Organised crime has had a symbiotic relationship with the political world for years.Ahead of Kyrgyzstan’s parliamentary election later this year, a former top security officer has warned of the continuing links between politics and organised crime. 

Kyrgyzstan is unique among Central Asian countries as it has a range of political forces competing in a fairly democratic system, rather than having elections fixed in favour of one ruling party. But revolutions in 2005 and 2010, and enduring economic problems, have resulted in a weak state. That has created the space for organised criminals to play an exceptionally powerful role, from running protection and extortion rackets to engineering election wins for their political clients.

Artur Medetbekov is a former deputy head of Kyrgyzstan’s National Security Committee who works as a security analyst these days. He told IWPR that links between officials and organised crime had been a constant feature of the post-Soviet landscape, and still were.

“Criminal elements took part in both [2005 and 2010] revolutions,” he said. “Over the last 15 years, criminal structures and the government have been actively merging.

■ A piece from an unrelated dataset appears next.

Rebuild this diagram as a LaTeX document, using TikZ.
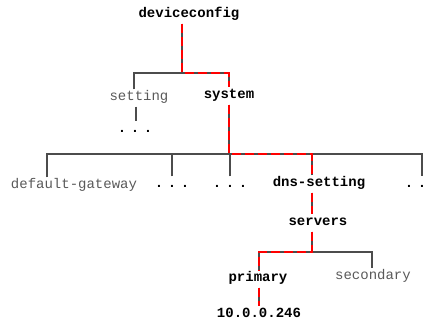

Members of organised crime groups have steadily taken up positions of power under [Askar] Akaev], [Kurmanbek] Bakiev and [current president Almazbek] Atambaev.”

Akaev was ousted as president in 2005, and his successor Bakiev suffered the same fate five years later.

WINNING ELECTIONS AND INFLUENCING PEOPLE

Medetbekov said that for political parties with money to spend, having criminal allies is “a way to use force, blackmail and threats to influence voters, institutions, local election commissions and businesses [in order] to get into parliament”.

He predicted that underworld gangs would perform the same role in the parliamentary election due this autumn.

“Organised crime groups will do this in exchange for guaranteed freedom of movement, material benefits, and early parole for their gang-mates,” he added.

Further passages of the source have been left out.